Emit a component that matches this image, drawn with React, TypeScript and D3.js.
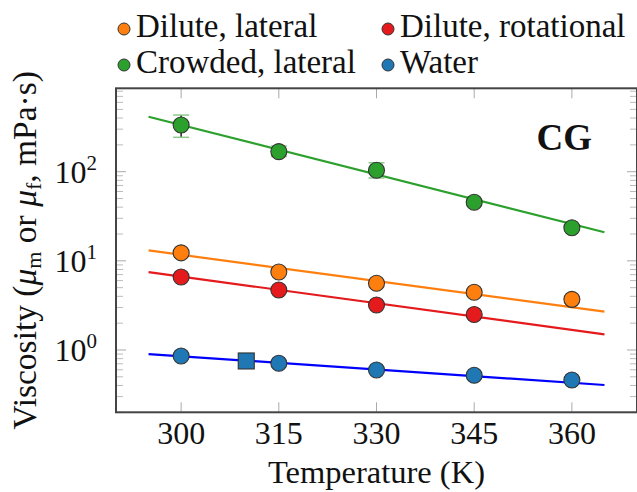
import React, { useEffect, useRef } from "react";
import * as d3 from "d3";

// temperatures (K) where the simulations were run
const temps = [300, 315, 330, 345, 360];
const rotTemps = [300, 315, 330, 345];

// viscosities (mPa·s)
const diluteLateral = [12.3, 7.5, 5.6, 4.45, 3.7];
const diluteRotational = [6.6, 4.7, 3.2, 2.5];
const crowdedLateral = [334, 168, 104, 45.5, 23.5];
const crowdedLow = [243, 148, 85, 43, 22.5];
const crowdedHigh = [432, 194, 126, 48, 24.5];
const water = [0.857, 0.71, 0.597, 0.52, 0.461];

// experimental water point
const expTemps = [310];
const expWater = [0.753];

// fitted lines, evaluated at the ends of the fit range
const fitTemps = [295, 365];
const fitCrowded = [414, 20.9];
const fitLateral = [13.1, 2.69];
const fitRotational = [7.47, 1.5];
const fitWater = [0.9, 0.405];

const xTicks = [300, 315, 330, 345, 360];
const yMajor = [1, 10, 100];
const yTickLabels = ["0", "1", "2"];

const legendItems = [
  { label: "Dilute, lateral", color: "#ff7f0e" },
  { label: "Dilute, rotational", color: "#e41a1c" },
  { label: "Crowded, lateral", color: "#2ca02c" },
  { label: "Water", color: "#1f77b4" },
];

const W = 637;
const H = 492;
const FONT = "'Liberation Serif', serif";

const App = () => {
  const chartRef = useRef(null);

  useEffect(() => {
    d3.select(chartRef.current).selectAll("*").remove();
    drawChart();
  }, []);

  const drawChart = () => {
    const svg = d3
      .select(chartRef.current)
      .append("svg")
      .attr("width", W)
      .attr("height", H)
      .style("display", "block");

    svg.append("rect").attr("width", W).attr("height", H).attr("fill", "#fff");

    const left = 116, right = 637, top = 88.3, bottom = 412.3;
    const x = d3.scaleLinear().domain([290, 370]).range([left, right]);
    const y = d3.scaleLog().domain([0.2, 862]).range([bottom, top]);

    const g = svg.append("g");

    // x ticks, bottom and top
    xTicks.forEach((t) => {
      g.append("line")
        .attr("x1", x(t)).attr("x2", x(t))
        .attr("y1", bottom).attr("y2", bottom - 10)
        .attr("stroke", "#aaa").attr("stroke-width", 1);
      g.append("line")
        .attr("x1", x(t)).attr("x2", x(t))
        .attr("y1", top).attr("y2", top + 10)
        .attr("stroke", "#aaa").attr("stroke-width", 1);
      svg.append("text")
        .attr("x", x(t)).attr("y", 444)
        .attr("text-anchor", "middle")
        .attr("font-family", FONT).attr("font-size", 32)
        .attr("fill", "#111")
        .text(t);
    });

    // y ticks: minor and major on both sides
    const minor = [];
    [0.1, 1, 10, 100].forEach((dec) => {
      for (let k = 2; k <= 9; k++) {
        const v = dec * k;
        if (v >= 0.2 && v <= 862) minor.push(v);
      }
    });
    minor.forEach((v) => {
      [[left, left + 7], [right, right - 7]].forEach(([a, b]) => {
        g.append("line")
          .attr("x1", a).attr("x2", b)
          .attr("y1", y(v)).attr("y2", y(v))
          .attr("stroke", "#bbb").attr("stroke-width", 1);
      });
    });
    yMajor.forEach((v, i) => {
      [[left, left + 10], [right, right - 10]].forEach(([a, b]) => {
        g.append("line")
          .attr("x1", a).attr("x2", b)
          .attr("y1", y(v)).attr("y2", y(v))
          .attr("stroke", "#aaa").attr("stroke-width", 1);
      });
      const lab = svg.append("text")
        .attr("x", 97).attr("y", y(v) + 11)
        .attr("text-anchor", "end")
        .attr("font-family", FONT).attr("font-size", 32)
        .attr("fill", "#111");
      lab.append("tspan").text("10");
      lab.append("tspan")
        .attr("font-size", 21).attr("dy", -13)
        .text(yTickLabels[i]);
    });

    // fits
    const line = d3.line().x((d) => x(d[0])).y((d) => y(d[1]));
    const fits = [
      { vals: fitCrowded, color: "#2ca02c" },
      { vals: fitLateral, color: "#ff7f0e" },
      { vals: fitRotational, color: "#e41a1c" },
      { vals: fitWater, color: "#0000ff" },
    ];
    fits.forEach((f) => {
      g.append("path")
        .attr("d", line(fitTemps.map((t, i) => [t, f.vals[i]])))
        .attr("fill", "none")
        .attr("stroke", f.color)
        .attr("stroke-width", 2.2);
    });

    // error bars for crowded
    temps.forEach((t, i) => {
      g.append("line")
        .attr("x1", x(t)).attr("x2", x(t))
        .attr("y1", y(crowdedLow[i])).attr("y2", y(crowdedHigh[i]))
        .attr("stroke", "#222").attr("stroke-width", 1.5);
      [crowdedLow[i], crowdedHigh[i]].forEach((v) => {
        g.append("line")
          .attr("x1", x(t) - 8).attr("x2", x(t) + 8)
          .attr("y1", y(v)).attr("y2", y(v))
          .attr("stroke", "#8cc98c").attr("stroke-width", 1.5);
      });
    });

    const dots = (ts, vals, color) => {
      g.selectAll(null)
        .data(vals)
        .enter()
        .append("circle")
        .attr("cx", (d, i) => x(ts[i]))
        .attr("cy", (d) => y(d))
        .attr("r", 8)
        .attr("fill", color)
        .attr("stroke", "#333")
        .attr("stroke-width", 1.1);
    };
    dots(temps, crowdedLateral, "#2ca02c");
    dots(temps, diluteLateral, "#ff7f0e");
    dots(rotTemps, diluteRotational, "#e41a1c");
    dots(temps, water, "#1f77b4");

    g.selectAll(null)
      .data(expWater)
      .enter()
      .append("rect")
      .attr("x", (d, i) => x(expTemps[i]) - 8)
      .attr("y", (d) => y(d) - 8)
      .attr("width", 16)
      .attr("height", 16)
      .attr("fill", "#1f77b4")
      .attr("stroke", "#333")
      .attr("stroke-width", 1.1);

    // frame
    g.append("rect")
      .attr("x", left).attr("y", top)
      .attr("width", right - left).attr("height", bottom - top)
      .attr("fill", "none")
      .attr("stroke", "#444")
      .attr("stroke-width", 2);

    svg.append("text")
      .attr("x", 592).attr("y", 150)
      .attr("text-anchor", "end")
      .attr("font-family", FONT).attr("font-weight", "bold")
      .attr("font-size", 37)
      .attr("fill", "#111")
      .text("CG");

    // axis labels
    svg.append("text")
      .attr("x", (left + right) / 2).attr("y", 483)
      .attr("text-anchor", "middle")
      .attr("font-family", FONT).attr("font-size", 32.5)
      .attr("fill", "#111")
      .text("Temperature (K)");

    const yl = svg.append("text")
      .attr("transform", `translate(36,${(top + bottom) / 2}) rotate(-90)`)
      .attr("text-anchor", "middle")
      .attr("font-family", FONT).attr("font-size", 33.5)
      .attr("fill", "#111");
    yl.append("tspan").text("Viscosity (");
    yl.append("tspan").attr("font-style", "italic").text("μ");
    yl.append("tspan").attr("font-size", 22).attr("dy", 5).text("m");
    yl.append("tspan").attr("dy", -5).text(" or ");
    yl.append("tspan").attr("font-style", "italic").text("μ");
    yl.append("tspan").attr("font-size", 22).attr("dy", 5).text("f");
    yl.append("tspan").attr("dy", -5).text(", mPa·s)");

    // legend
    const legX = [124, 388];
    const legY = [37, 73];
    legendItems.forEach((item, i) => {
      const lx = legX[i % 2];
      const ly = legY[Math.floor(i / 2)];
      svg.append("circle")
        .attr("cx", lx).attr("cy", ly - 8)
        .attr("r", 6)
        .attr("fill", item.color)
        .attr("stroke", "#333")
        .attr("stroke-width", 1);
      svg.append("text")
        .attr("x", lx + 12).attr("y", ly)
        .attr("font-family", FONT).attr("font-size", 33)
        .attr("fill", "#111")
        .text(item.label);
    });
  };

  return (
    <div style={{ position: "fixed", left: 0, top: 0 }}>
      <div ref={chartRef}></div>
    </div>
  );
};

export default App;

== JOB ==
Output exactly the span of lines from the top of the listing through the line holding "const rotTemps = [300, 315, 330, 345];", and leave every picture out.

== RESULT OF THIS TASK ==
Emit a component that matches this image, drawn with React, TypeScript and D3.js.
import React, { useEffect, useRef } from "react";
import * as d3 from "d3";

// temperatures (K) where the simulations were run
const temps = [300, 315, 330, 345, 360];
const rotTemps = [300, 315, 330, 345];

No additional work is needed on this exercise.